Geçtiğimiz hafta idamlar tartışılırken, sanki arada bir benzerlik varmış gibi, 12 Mart müdahalesinden sonra asılan Deniz Gezmiş, Hüseyin İnan, Yusuf Aslan'a da atıfta bulunuldu. Tabii ki idamlara karşıyız. O genç yaşta, tamamen vatan sevgisiyle hareket ettiğine inandığım delikanlıların hayatlarının bir darağacında sonlandırılması bugün herkesin yüreğini sızlatıyor. Ama bir siyasi kadro ile şiddet eylemine bulaşmış kişileri mukayese edemeyiz. Deniz Gezmiş'in örgütçü ve lider bir yapısı vardı. Öğrenci eylemleri içinde etkili bir şahsiyetti. Üniversite işgali ya da 6. Filo'daki Amerikan askerlerinin denize dökülmesi, diyelim ki kabul edilebilir ve müsamaha ile karşılanması gereken gençlik protestolarından biriydi Daha sonra Filistin'de, gerilla kamplarında eğitildi. Türk Halk Kurtuluş Ordusu'nu (THKO) Sinan Cemgil ve Hüseyin İnan ile birlikte kurdu. Ankara İş Bankası Emek Şubesi soygununu gerçekleştirdiler. Bilahare 4 ABD'li eri Balgat'taki Tuslog tesislerinden kaçırdılar. (Erler bilahare serbest bırakıldı) Gezmiş, Milli Demokratik Devrim (MDD) çizgisini benimsemişti. Bu görüşün devrimci öğrenciler arasında yayılmasında etkili oldu. Masa başından sokaklara çıkarak ve eylem yaparak sosyalist bir devrimin, sivil-asker-aydın işbirliğiyle gerçekleşeceğine inanıyordu. Zaten, Türk Ceza Kanunu'nun 146'ncı maddesinden, rejimi cebren değiştirmeye teşebbüsten yargılandı.

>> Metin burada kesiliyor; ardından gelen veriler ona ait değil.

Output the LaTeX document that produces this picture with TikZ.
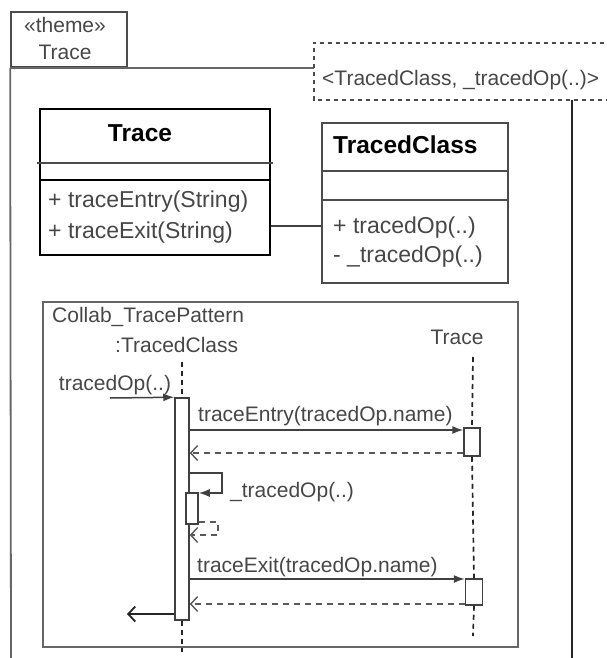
\documentclass[tikz,border=0pt]{standalone}
\usepackage{fontspec}
\setmainfont{Liberation Sans}
\usetikzlibrary{arrows.meta,calc}
\begin{document}
\begin{tikzpicture}[x=1pt,y=-1pt,
  frameline/.style={draw=black!60,line width=1.8pt},
  txt/.style={inner sep=0pt,text=black!72,font=\fontsize{21}{24}\selectfont},
  mem/.style={inner sep=0pt,text=black!72,font=\fontsize{23}{26}\selectfont,anchor=west},
  ttl/.style={inner sep=0pt,text=black,font=\bfseries\fontsize{24.5}{28}\selectfont},
  clsbox/.style={draw=black!70,line width=1.6pt,inner sep=0pt},
  actbox/.style={draw=black!75,fill=white,line width=1.5pt,inner sep=0pt},
  lifeline/.style={draw=black!85,line width=1.7pt,dash pattern=on 5pt off 4pt},
  msg/.style={draw=black!75,line width=1.5pt,-{Latex[length=11pt,width=8pt]}},
  ret/.style={draw=black!65,line width=1.4pt,dash pattern=on 6pt off 5pt,-{Straight Barb[length=7pt,width=15pt]}},
  retsolid/.style={draw=black!85,line width=1.8pt,-{Straight Barb[length=7pt,width=15pt]}}]
\useasboundingbox (0,0) rectangle (607,658);
\fill[white] (0,0) rectangle (607,658);

% package frame
\node[draw=black!70,line width=1.7pt,minimum width=116pt,minimum height=55pt,inner sep=0pt] (tab) at (69,39.5) {};
\node[txt] (stereo) at (65,25) {«theme»};
\node[txt] (tabname) at (65,52) {Trace};
\coordinate (fl) at (11,658);
\coordinate (fr) at (572,658);
\draw[frameline] (tab.south west) -- (fl);
\node[inner sep=0pt,minimum width=330pt,minimum height=57pt] (tparam) at (479,71.5) {};
\draw[frameline] (tab.south west) -- (tab.south west -| tparam.west);
\draw[draw=black!70,line width=1.6pt,dash pattern=on 4pt off 4pt] (tparam.north east) -- (tparam.north west) -- (tparam.south west) -- (tparam.south east);
\node[txt,anchor=west] (tplabel) at (322,80) {<TracedClass, \_tracedOp(..)>};
\draw[draw=black!85,line width=1.9pt] (tparam.south west -| fr) -- (fr);

% class Trace
\node[draw=black,line width=2.1pt,minimum width=230pt,minimum height=146pt,inner sep=0pt] (traceBox) at (155,182) {};
\draw[black!70,line width=1.4pt] (37,163) -- (273,163);
\draw[black,line width=2.1pt] (traceBox.west |- 0,180) -- (traceBox.east |- 0,180);
\node[ttl] (traceTitle) at (140,133) {Trace};
\node[mem] (tEntry) at (48,202) {+ traceEntry(String)};
\node[mem] (tExit) at (48,233) {+ traceExit(String)};

% class TracedClass
\node[clsbox,minimum width=186pt,minimum height=160pt] (tcBox) at (415,203) {};
\draw[black!70,line width=1.6pt] (tcBox.west |- 0,171) -- (tcBox.east |- 0,171);
\draw[black!70,line width=1.6pt] (tcBox.west |- 0,200) -- (tcBox.east |- 0,200);
\node[ttl,anchor=west] (tcTitle) at (333,145) {TracedClass};
\node[mem] (tcOp) at (333,228) {+ tracedOp(..)};
\node[mem] (tcPriv) at (333,257) {- \_tracedOp(..)};

% association
\coordinate (assocY) at (0,226);
\draw[black!75,line width=1.5pt] (traceBox.east |- assocY) -- (tcBox.west |- assocY);

% collaboration frame
\node[draw=black!60,line width=1.7pt,minimum width=475pt,minimum height=345pt,inner sep=0pt] (collab) at (280.5,474.5) {};
\node[txt,anchor=west] (collabName) at (52,317) {Collab\_TracePattern};
\node[txt,anchor=west] (tcLife) at (115,345) {:TracedClass};
\node[txt] (trLife) at (457,337) {Trace};

% activations
\node[actbox,minimum width=14pt,minimum height=222pt] (act) at (182,509) {};
\node[actbox,minimum width=12pt,minimum height=31pt] (act2) at (192,508.5) {};
\node[actbox,minimum width=16pt,minimum height=28pt] (ta1) at (472,442) {};
\node[actbox,minimum width=17pt,minimum height=26pt] (ta2) at (474,592) {};

% lifelines
\coordinate (tcTop) at (182,362);
\coordinate (tcEnd) at (182,652);
\coordinate (trTop) at (473,357);
\coordinate (trEnd) at (473,636);
\draw[lifeline] (tcTop) -- (act.north);
\draw[lifeline] (act.south) -- (tcEnd);
\draw[lifeline] (trTop) -- (ta1.north);
\draw[lifeline] (ta1.south) -- (ta2.north);
\draw[lifeline] (ta2.south) -- (trEnd);

% messages
\coordinate (inStart) at (110,398);
\node[txt] (inLbl) at (115,385) {tracedOp(..)};
\draw[msg] (inStart) -- (act.north west);

\node[txt,anchor=west] (entryLbl) at (198,416) {traceEntry(tracedOp.name)};
\draw[msg] (act.east |- 0,430) -- (ta1.west |- 0,430);
\draw[ret] (ta1.west |- 0,453) -- (act.east |- 0,453);

\coordinate (selfA) at (222,473);
\coordinate (selfB) at (222,493);
\node[txt,anchor=west] (selfLbl) at (230,492) {\_tracedOp(..)};
\draw[msg] (act.east |- selfA) -- (selfA) -- (selfB) -- (act2.north east |- selfB);
\coordinate (rA) at (218,522);
\coordinate (rB) at (218,535);
\draw[ret] (act2.east |- rA) -- (rA) -- (rB) -- (act.east |- rB);

\node[txt,anchor=west] (exitLbl) at (197,567) {traceExit(tracedOp.name)};
\draw[msg] (act.east |- 0,579) -- (ta2.west |- 0,579);
\draw[ret] (ta2.west |- 0,604) -- (act.east |- 0,604);

\coordinate (outEnd) at (127,614);
\draw[retsolid] (act.west |- outEnd) -- (outEnd);
\end{tikzpicture}
\end{document}
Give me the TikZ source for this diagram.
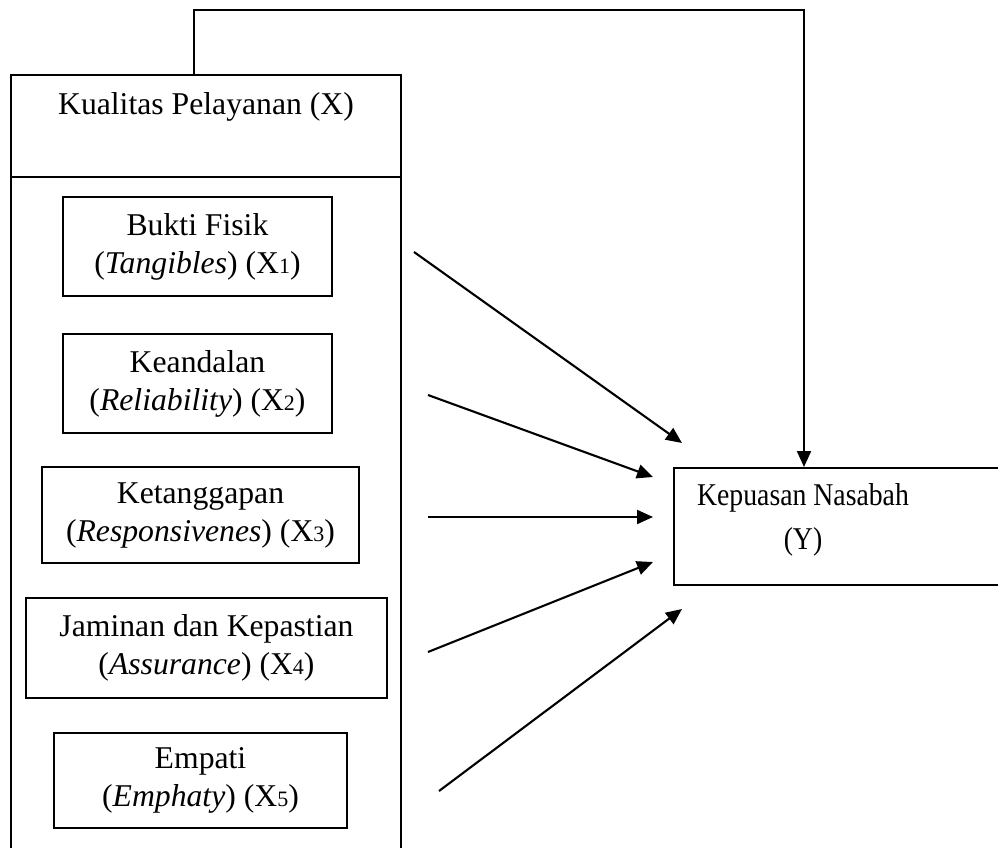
\documentclass[tikz,border=0pt]{standalone}
\usepackage{fontspec}
\setmainfont{Liberation Serif}
\usepackage{graphicx}
\usetikzlibrary{arrows.meta}
\newcommand{\smdig}[1]{{\fontsize{22}{22}\selectfont #1}}
\newcommand{\narrow}[1]{\scalebox{0.875}[1]{#1}}
\begin{document}
\begin{tikzpicture}[x=1pt,y=-1pt,
  every node/.style={font=\fontsize{31.7}{38}\selectfont},
  ibox/.style={draw, line width=2pt, inner sep=0pt, align=center},
  txt/.style={inner sep=0pt, align=center},
  arr/.style={line width=2.1pt, -{Triangle[length=16pt,width=14pt]}}]
\clip (0,0) rectangle (998,848);
% outer box
\node[ibox, minimum width=390pt, minimum height=102pt, anchor=north west] (hdr) at (10,74) {};
\node[ibox, minimum width=390pt, minimum height=700pt, anchor=north west] (body) at (10,176) {};
\node[txt, anchor=base] (kx) at (206,115) {Kualitas Pelayanan (X)};
% inner boxes
\node[ibox, minimum width=269pt, minimum height=99pt] (b1) at (197.5,246.5) {Bukti Fisik\\(\textit{Tangibles}) (X\smdig{1})};
\node[ibox, minimum width=269pt, minimum height=99pt] (b2) at (197.5,383.5) {Keandalan\\(\textit{Reliability}) (X\smdig{2})};
\node[ibox, minimum width=317pt, minimum height=96pt] (b3) at (200.5,515) {Ketanggapan\\(\textit{Responsivenes}) (X\smdig{3})};
\node[ibox, minimum width=361pt, minimum height=100pt] (b4) at (206.5,648) {Jaminan dan Kepastian\\(\textit{Assurance}) (X\smdig{4})};
\node[ibox, minimum width=293pt, minimum height=95pt] (b5) at (200.5,780.5) {Empati\\(\textit{Emphaty}) (X\smdig{5})};
% dependent variable box
\node[ibox, minimum width=427pt, minimum height=117pt, anchor=north west] (ybox) at (673,467) {};
\node[txt, font=\fontsize{31.7}{44}\selectfont] (ytext) at (803,520) {\narrow{Kepuasan Nasabah}\\\narrow{(Y)}};
% arrow endpoints
\coordinate (s1) at (414,252); \coordinate (e1) at (682,443);
\coordinate (s2) at (428,395); \coordinate (e2) at (653,477);
\coordinate (s3) at (428,517); \coordinate (e3) at (653,517);
\coordinate (s4) at (428,652); \coordinate (e4) at (653,562);
\coordinate (s5) at (439,791); \coordinate (e5) at (682,609);
\foreach \i in {1,...,5} {\draw[arr] (s\i) -- (e\i);}
% top connector
\coordinate (c1) at (194,10);
\coordinate (c2) at (804,10);
\draw[arr] (hdr.north west -| c1) -- (c1) -- (c2) -- (c2 |- ybox.north);
\end{tikzpicture}
\end{document}
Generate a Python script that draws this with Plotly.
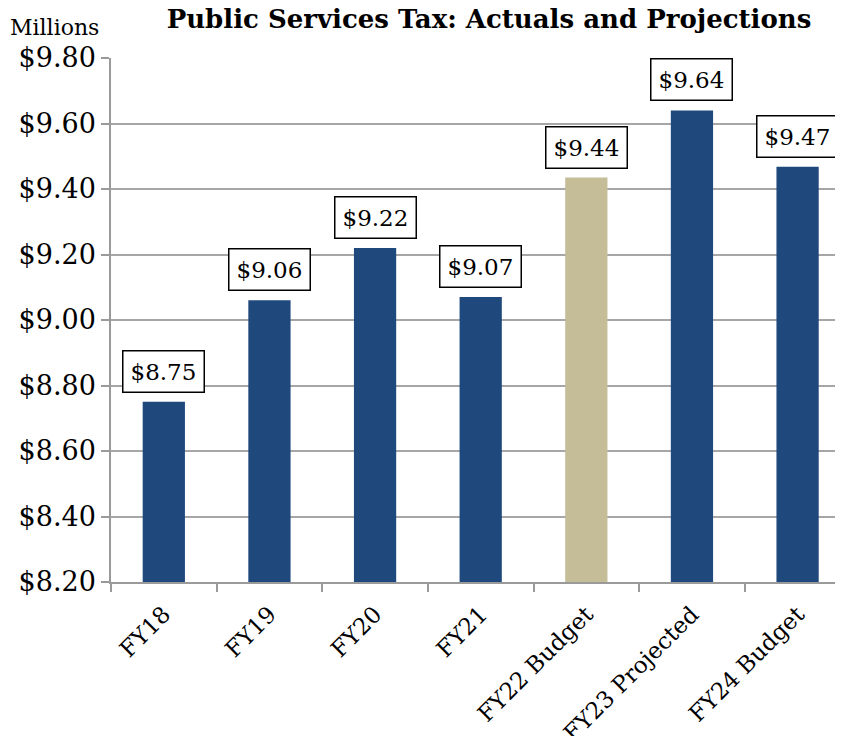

İdama karşı çıkabilirsiniz, "Bu üç genç çok ağır bedel ödedi" diyebilirsiniz. Ama bir siyasi kadronun yargılanmasını, Başbakan, Dışişleri ve Maliye bakanlarının asılmasını, Gezmiş, İnan ve Aslan'ın idamlarıyla karşılaştıramazsınız.
Menderes'in idamıyla Deniz Gezmiş'in idamını mukayese edenler var. Toptancı bir bakış açısı yanlış. O zaman neden sadece Deniz Gezmiş! 12 Eylül'de de pek çok genç asıldı. Siyasi bir kadronun yargılanması, Başbakan, Maliye ve Dışişleri bakanının asılması farklı değerlendirilmesi gereken bir uygulamadır.